At a time when institutional investors increasingly prefer larger hedge funds, the world's biggest publicly traded fund Man Group Plc saw funds under management leap to $95.9 billion in the first half of the year — an increase of $15 billion, and the highest level ever.
CEO Luke Ellis said on an Aug. 1 conference call that the first half had seen a continuing trend for large institutional clients to put more money to work with fewer managers. In the period, London-based Man saw its largest ever inflows in a half-year period, at $8.2 billion, while investment returns contributed $3.8 billion.
The January acquisition of London-based investor Aalto Invest Holding added a further $1.8 billion to the group's FUM. Aalto was the basis of a new Man Global Private Markets section which focuses on U.S. and European residential development investments, and which attracted $300 million in net inflows during the half.
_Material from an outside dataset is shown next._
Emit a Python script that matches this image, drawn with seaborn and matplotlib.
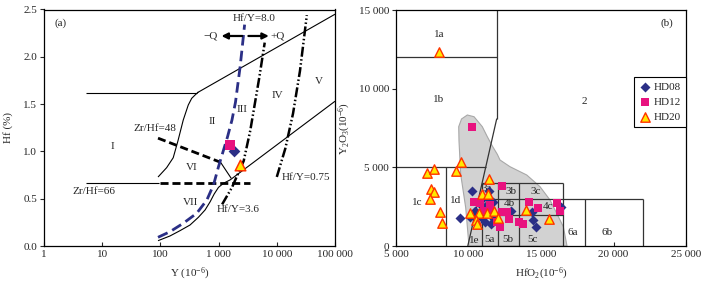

"I'm afraid we wouldn't expect that pattern to continue in every future period," said Ellis. CFO Mark Jones said the second quarter was unusual in that the company "had inflows but no redemptions." He cautioned that the mainly institutional nature of Man's clients meant quarterly flows will be uneven, with one or two mandates significantly skewing the numbers.
The group attracted 12 new significant institutional investors in the half, but several involved low-margin mandates, Ellis said, meaning revenue margins compressed even as inflows increased.
"We'd expect both to moderate in the second half, especially given the bumpy nature of institutional flows," he said.
Even with margins compressing, net management fee revenue held up at $355 million, a slight improvement from $347 million in July 2016.
Man will pay an interim dividend for the year to Dec. 31, 2017, of 5 cents per share. After adjusting for this, the group has $375 million on hand in surplus capital, giving it cash on hand for further acquisitions, and some insulation against variable flows, pressure on margins and implementation costs later in the year associated with MiFID II regulations. Jones said the group was "actively reviewing" possible acquisitions, but had not yet identified any.
Particular bright spots among Man's strategies were continental European equity, generating 13.6% returns, and U.K. undervalued assets, returning 15.1%. Other funds showing growth were the fund of funds unit FRM (which Man acquired in 2012) with $3 billion of inflows, and $2.3 billion inflows into its computer division.
"New machine learning-based signals" would be added to Man's Dimension, Alpha, and Diversified funds this year, after the group appointed a new head of machine learning in April, said Ellis. Man has also funded machine learning research at the Oxford-Man Institute since 2007, where it sponsored a new research professorship in October 2016.
Both Man's popular Evolution and Dimension funds "are now soft closed" to new investors after reaching their capacity constraints, though "a little bit of extra money can come in through existing clients," Jones said.
Emerging market debt continued to attract inflows, raising $3.4 billion in the first half, though Ellis said his group's portfolio manager took a different position to much of the market, and was "bearish on emerging markets at the moment, and so unlike most people in emerging markets who are well long beta, he's short beta relative to the benchmark."
Ellis is approaching the end of his first year at the group's helm, having taken over in September 2016 from Emmanuel Roman.